If Guo takes the CIC job, he would replace Lou Jiwei, 62, who is tipped to become finance minister, the sources said, adding that insurance regulator Xiang Junbo, 56, is the front-runner to succeed Guo as securities regulator.
Lou will succeed Xie Xuren, who is the front-runner to become chairman of the National Social Security Fund, which manages the national pension fund that stood at 18.3 trillion yuan ($2.94 trillion) as of mid-June 2012. Xie is tipped to replace Dai Xianglong, 68, who will retire.
Xie has reached the compulsory retirement age of 65 for cabinet ministers and was left out of the Communist Party's elite 205-member Central Committee during a once-in-a-decade handover of party power last November because he offended many powerful interest groups.
"Xie Xuren (as finance minister) rarely dined out. And when he did, he would pay his own way, embarrassing his host and fellow guests," said one financial industry source with direct knowledge of Xie's style.
The securities regulatory body, the sovereign wealth fund, the Finance Ministry and the social security fund declined immediate comment on the planned personnel changes. Guo, Lou and Xie could not be reached.
Reuters reported last week that central bank governor Zhou Xiaochuan is set to keep his job for an unspecified period, despite being aged 65, as the country's leaders seek to maintain the momentum of financial reform. He would be made a vice chairman of parliament's advisory body, giving him "national-level leader" rank that would exempt him from compulsory retirement, sources have said.
Like Zhou, Chen Yuan, 68, is likely to be appointed a vice chairman of the advisory body, the sources said, adding that Chen would stay on as chairman of China Development Bank , the sources said. In its role as a policy bank, state-owned CDB lends to China's largest infrastructure projects and offers financial aid for the country's industrial giants to internationalize.
The Commerce Ministry is seen as one of the Chinese agencies most amenable to broader reforms, which could give Gao's appointment broader implications, said Tu, the professor.
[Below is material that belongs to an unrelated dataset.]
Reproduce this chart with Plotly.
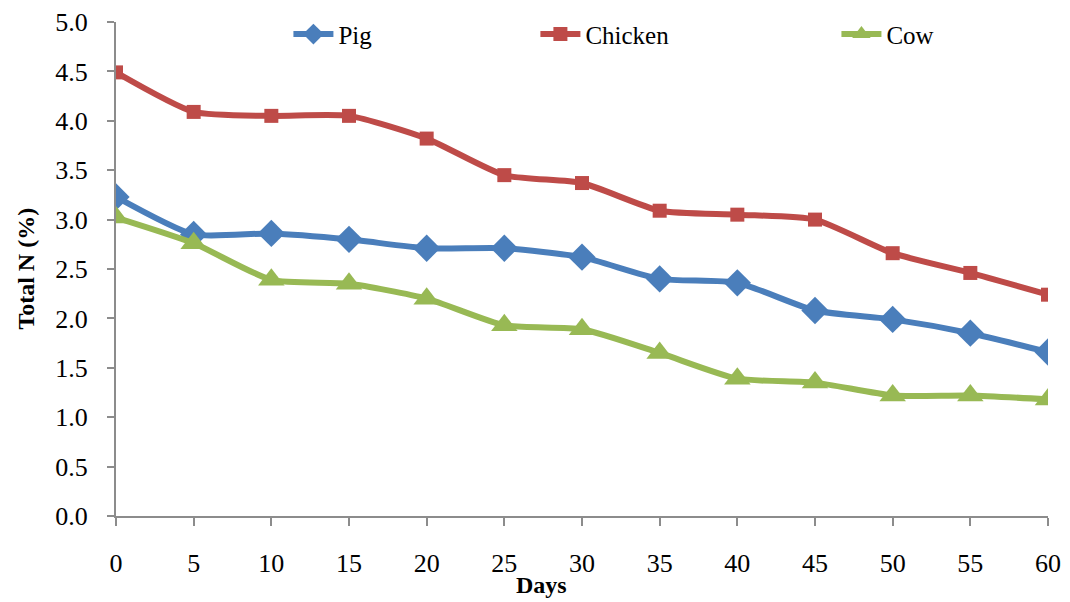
import plotly.graph_objects as go

days = [0, 5, 10, 15, 20, 25, 30, 35, 40, 45, 50, 55, 60]
pig = [3.23, 2.85, 2.86, 2.80, 2.71, 2.71, 2.62, 2.40, 2.36, 2.08, 1.99, 1.85, 1.66]
chicken = [4.49, 4.09, 4.05, 4.05, 3.82, 3.45, 3.37, 3.09, 3.05, 3.00, 2.66, 2.46, 2.24]
cow = [3.02, 2.76, 2.39, 2.35, 2.20, 1.93, 1.89, 1.65, 1.39, 1.35, 1.22, 1.22, 1.18]

y_ticks = [0.0, 0.5, 1.0, 1.5, 2.0, 2.5, 3.0, 3.5, 4.0, 4.5, 5.0]
x_ticks = days

FONT = "Liberation Serif"

series = [
    ("Pig", pig, "#4A7EBB", "diamond", 21, "legend", 0.185),
    ("Chicken", chicken, "#BE4B48", "square", 14, "legend2", 0.450),
    ("Cow", cow, "#98B954", "triangle-up", 23, "legend3", 0.773),
]

fig = go.Figure()
for name, vals, color, symbol, size, leg, _ in series:
    fig.add_trace(go.Scatter(
        x=days, y=vals, name=name, mode="lines+markers",
        line=dict(color=color, width=6, shape="spline", smoothing=0.6),
        marker=dict(symbol=symbol, size=size, color=color),
        legend=leg,
    ))

# one legend box per series so each entry sits at its own spot in the top band
layout_legends = {}
for name, vals, color, symbol, size, leg, xpos in series:
    layout_legends[leg] = dict(
        x=xpos, y=0.975, xanchor="left", yanchor="middle",
        orientation="h", bgcolor="rgba(0,0,0,0)",
        font=dict(family=FONT, size=25, color="black"),
        itemwidth=40,
    )

fig.update_layout(
    width=1070, height=602,
    margin=dict(l=116, r=22, t=22, b=86, autoexpand=False),
    paper_bgcolor="white", plot_bgcolor="white",
    font=dict(family=FONT, color="black"),
    showlegend=True,
    **layout_legends,
)

fig.update_xaxes(
    range=[0, 60], tickvals=x_ticks, ticktext=[str(v) for v in x_ticks],
    showgrid=False, zeroline=False,
    showline=True, linecolor="#8C8C8C", linewidth=2,
    ticks="outside", ticklen=8, tickwidth=2, tickcolor="#8C8C8C",
    ticklabelstandoff=15,
    tickfont=dict(family=FONT, size=26, color="black"),
)
fig.update_yaxes(
    range=[0, 5.0], tickvals=y_ticks, ticktext=[f"{v:.1f}" for v in y_ticks],
    showgrid=False, zeroline=False,
    showline=True, linecolor="#8C8C8C", linewidth=2,
    ticks="outside", ticklen=7, tickwidth=2, tickcolor="#8C8C8C",
    ticklabelstandoff=14,
    tickfont=dict(family=FONT, size=26, color="black"),
)

fig.add_annotation(
    text="<b>Days</b>", xref="paper", yref="paper",
    x=(541 - 116) / (1048 - 116), y=-0.14, xanchor="center", yanchor="middle",
    showarrow=False, font=dict(family=FONT, size=24, color="black"),
)
fig.add_annotation(
    text="<b>Total N (%)</b>", xref="paper", yref="paper",
    x=-0.097, y=0.5, xanchor="center", yanchor="middle", textangle=-90,
    showarrow=False, font=dict(family=FONT, size=24, color="black"),
)

fig.write_html("out.html")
That is significant given Beijing's growing interest in owning physical assets in the economies where China has a steady income from trade which could be used to fund purchases. That approach achieves twin goals of balancing capital flows and reducing exposure to paper assets from the United States and Europe, which analysts say China's top policymakers have tired of.
STRATEGY SHIFT
Beijing has watched for three years as Europe's crisis has choked growth and demand in China's biggest export market and stoked default risks on the near $800 billion of euro zone government bonds China is estimated to own as part of its $3.3 trillion of foreign exchange reserves.
Meanwhile, record low yields on U.S. Treasuries and a depreciating dollar have seen the value of China's dollar holdings fall by a third in the last 10 years, adding weight to Beijing's view that the time is ripe to change investment tack.
If China can engineer a rise in cross-border corporate merger and acquisition activity, it could take some of the political sting out of the rebalancing flows. But the reluctance of foreign governments to accept the acquisition of stakes in strategic assets by entities ultimately controlled by China's Communist Party, and a patchy track record in dealmaking, have led to frustrations.
The long delays to approving the record $15.1 billion takeover of Canadian oil and gas company Nexen by Chinese state-owned oil major CNOOC Ltd <00883.HK> - the deal finally closed in February after seven months - offer a typical example.
Outbound China deals ran into trouble everywhere from Iceland to Myanmar in 2011, including a $5.4 billion PetroChina <601857.SS> deal in Canada, a $7 billion CNOOC <0883.HK> transaction in Argentina and Bright Food Group's $2.5 billion bid to buy French yoghurt maker Yoplait. The United States regularly objects to Chinese takeovers on the grounds of national security.